## Goal
Copy all of the material word for word, except for the pictures.

## Available data
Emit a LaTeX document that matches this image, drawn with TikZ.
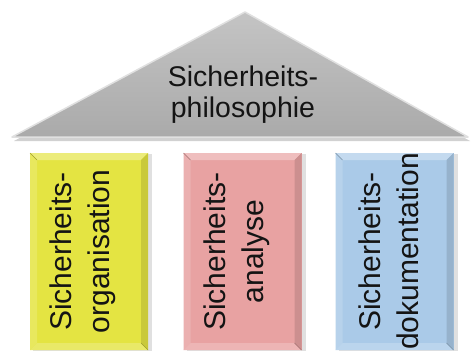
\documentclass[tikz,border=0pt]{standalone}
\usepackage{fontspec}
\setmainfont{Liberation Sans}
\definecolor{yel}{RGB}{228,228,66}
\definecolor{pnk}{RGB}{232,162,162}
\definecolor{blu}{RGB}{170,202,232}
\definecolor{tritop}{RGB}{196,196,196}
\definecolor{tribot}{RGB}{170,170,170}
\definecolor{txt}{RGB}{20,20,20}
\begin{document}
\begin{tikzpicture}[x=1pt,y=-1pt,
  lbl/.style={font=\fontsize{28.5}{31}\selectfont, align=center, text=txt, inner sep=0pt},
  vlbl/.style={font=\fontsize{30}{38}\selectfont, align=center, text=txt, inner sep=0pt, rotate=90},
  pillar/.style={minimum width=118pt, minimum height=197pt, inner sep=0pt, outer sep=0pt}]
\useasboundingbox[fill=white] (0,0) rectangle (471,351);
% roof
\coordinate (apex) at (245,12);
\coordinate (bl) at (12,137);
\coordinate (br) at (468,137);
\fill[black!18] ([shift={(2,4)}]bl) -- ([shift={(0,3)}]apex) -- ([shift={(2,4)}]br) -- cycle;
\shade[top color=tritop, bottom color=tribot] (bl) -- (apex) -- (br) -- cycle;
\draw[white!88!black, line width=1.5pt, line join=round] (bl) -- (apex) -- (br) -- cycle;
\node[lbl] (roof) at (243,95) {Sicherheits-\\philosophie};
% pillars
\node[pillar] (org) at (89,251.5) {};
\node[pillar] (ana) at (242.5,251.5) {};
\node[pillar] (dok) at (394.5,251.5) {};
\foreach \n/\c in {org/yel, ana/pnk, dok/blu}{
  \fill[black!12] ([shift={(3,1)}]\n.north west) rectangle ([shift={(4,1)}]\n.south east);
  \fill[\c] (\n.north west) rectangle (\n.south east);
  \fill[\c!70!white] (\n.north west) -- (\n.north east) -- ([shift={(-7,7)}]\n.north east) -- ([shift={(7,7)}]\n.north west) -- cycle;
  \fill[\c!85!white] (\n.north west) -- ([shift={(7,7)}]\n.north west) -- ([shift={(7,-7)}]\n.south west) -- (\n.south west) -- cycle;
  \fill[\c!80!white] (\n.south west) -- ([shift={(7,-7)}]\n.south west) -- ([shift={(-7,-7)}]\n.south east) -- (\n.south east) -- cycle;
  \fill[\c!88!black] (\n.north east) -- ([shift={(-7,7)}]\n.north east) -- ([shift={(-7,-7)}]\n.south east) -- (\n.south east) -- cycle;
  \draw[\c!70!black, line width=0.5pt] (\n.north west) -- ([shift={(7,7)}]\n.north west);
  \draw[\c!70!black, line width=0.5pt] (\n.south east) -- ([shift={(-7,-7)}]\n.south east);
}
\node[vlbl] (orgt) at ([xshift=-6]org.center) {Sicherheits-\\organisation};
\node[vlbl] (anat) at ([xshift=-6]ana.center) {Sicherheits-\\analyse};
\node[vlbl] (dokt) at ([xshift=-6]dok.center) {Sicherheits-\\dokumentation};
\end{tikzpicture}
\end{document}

## Final result
Emit a LaTeX document that matches this image, drawn with TikZ.
\documentclass[tikz,border=0pt]{standalone}
\usepackage{fontspec}
\setmainfont{Liberation Sans}
\definecolor{yel}{RGB}{228,228,66}
\definecolor{pnk}{RGB}{232,162,162}
\definecolor{blu}{RGB}{170,202,232}
\definecolor{tritop}{RGB}{196,196,196}
\definecolor{tribot}{RGB}{170,170,170}
\definecolor{txt}{RGB}{20,20,20}
\begin{document}
\begin{tikzpicture}[x=1pt,y=-1pt,
  lbl/.style={font=\fontsize{28.5}{31}\selectfont, align=center, text=txt, inner sep=0pt},
  vlbl/.style={font=\fontsize{30}{38}\selectfont, align=center, text=txt, inner sep=0pt, rotate=90},
  pillar/.style={minimum width=118pt, minimum height=197pt, inner sep=0pt, outer sep=0pt}]
\useasboundingbox[fill=white] (0,0) rectangle (471,351);
% roof
\coordinate (apex) at (245,12);
\coordinate (bl) at (12,137);
\coordinate (br) at (468,137);
\fill[black!18] ([shift={(2,4)}]bl) -- ([shift={(0,3)}]apex) -- ([shift={(2,4)}]br) -- cycle;
\shade[top color=tritop, bottom color=tribot] (bl) -- (apex) -- (br) -- cycle;
\draw[white!88!black, line width=1.5pt, line join=round] (bl) -- (apex) -- (br) -- cycle;
\node[lbl] (roof) at (243,95) {Sicherheits-\\philosophie};
% pillars
\node[pillar] (org) at (89,251.5) {};
\node[pillar] (ana) at (242.5,251.5) {};
\node[pillar] (dok) at (394.5,251.5) {};
\foreach \n/\c in {org/yel, ana/pnk, dok/blu}{
  \fill[black!12] ([shift={(3,1)}]\n.north west) rectangle ([shift={(4,1)}]\n.south east);
  \fill[\c] (\n.north west) rectangle (\n.south east);
  \fill[\c!70!white] (\n.north west) -- (\n.north east) -- ([shift={(-7,7)}]\n.north east) -- ([shift={(7,7)}]\n.north west) -- cycle;
  \fill[\c!85!white] (\n.north west) -- ([shift={(7,7)}]\n.north west) -- ([shift={(7,-7)}]\n.south west) -- (\n.south west) -- cycle;
  \fill[\c!80!white] (\n.south west) -- ([shift={(7,-7)}]\n.south west) -- ([shift={(-7,-7)}]\n.south east) -- (\n.south east) -- cycle;
  \fill[\c!88!black] (\n.north east) -- ([shift={(-7,7)}]\n.north east) -- ([shift={(-7,-7)}]\n.south east) -- (\n.south east) -- cycle;
  \draw[\c!70!black, line width=0.5pt] (\n.north west) -- ([shift={(7,7)}]\n.north west);
  \draw[\c!70!black, line width=0.5pt] (\n.south east) -- ([shift={(-7,-7)}]\n.south east);
}
\node[vlbl] (orgt) at ([xshift=-6]org.center) {Sicherheits-\\organisation};
\node[vlbl] (anat) at ([xshift=-6]ana.center) {Sicherheits-\\analyse};
\node[vlbl] (dokt) at ([xshift=-6]dok.center) {Sicherheits-\\dokumentation};
\end{tikzpicture}
\end{document}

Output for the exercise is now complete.